The depth block occurs near the end of the logical rendering pipeline, after the pixel shader. In the GPU implementation, however, the DB and the CB can interact with rendering both before and after pixel shading, and the pipeline supports several types of optimized early decision pathways. Durango implements both hierarchical Z (Hi-Z) and early Z (and the same for stencil). Using careful driver and hardware logic, certain depth and color operations can be moved before the pixel shader, and in some cases, part or all of the cost of shading and rasterization can be avoided.

Depth and stencil are stored and handled separately by the hardware, even though syntactically they are treated as a unit. A read of depth/stencil is really two distinct operations, as is a write to depth/stencil.

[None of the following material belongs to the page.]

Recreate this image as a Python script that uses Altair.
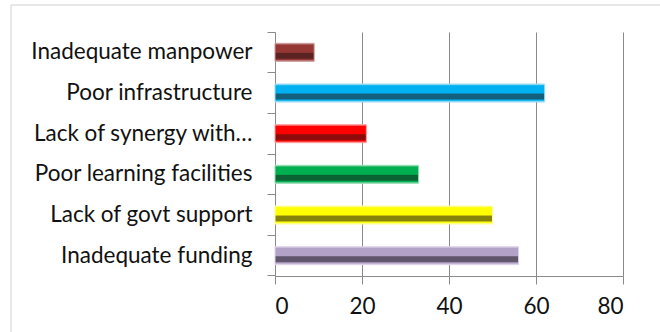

The driver implements the mixed format DXGI_FORMAT_D24_UNORM_S8_UINT by using two separate allocations: a 32-bit depth surface (with 8 bits of padding per sample) and an 8-bit stencil surface.

Antialiasing

The Durango GPU supports 2x, 4x, and 8x MSAA levels. It also implements a modified type of MSAA known as compressed AA. Compressed AA decouples two notions of sample:

  • Coverage sample–One of several screenspace positions generated by rasterization of one pixel
  • Surface sample– One of several entries representing a single pixel in a color or depth/stencil surface

 

Traditionally, coverage samples and surface samples match up one to one. In standard 4xMSAA, for example, a triangle may cover from zero to four samples of any given pixel, and a depth and a color are recorded for each covered sample.

Under compressed AA, there can be more coverage samples than surface samples. In other words, a triangle may still cover several screenspace locations per pixel, but the GPU does not allocate enough render target space to store a unique depth and color for each location. Hardware logic determines how to combine data from multiple coverage samples. In areas of the screen with extensive subpixel detail, this data reduction process is lossy, but the errors are generally unobjectionable. Compressed AA combines most of the quality benefits of high MSAA levels with the relaxed space requirements of lower MSAA levels.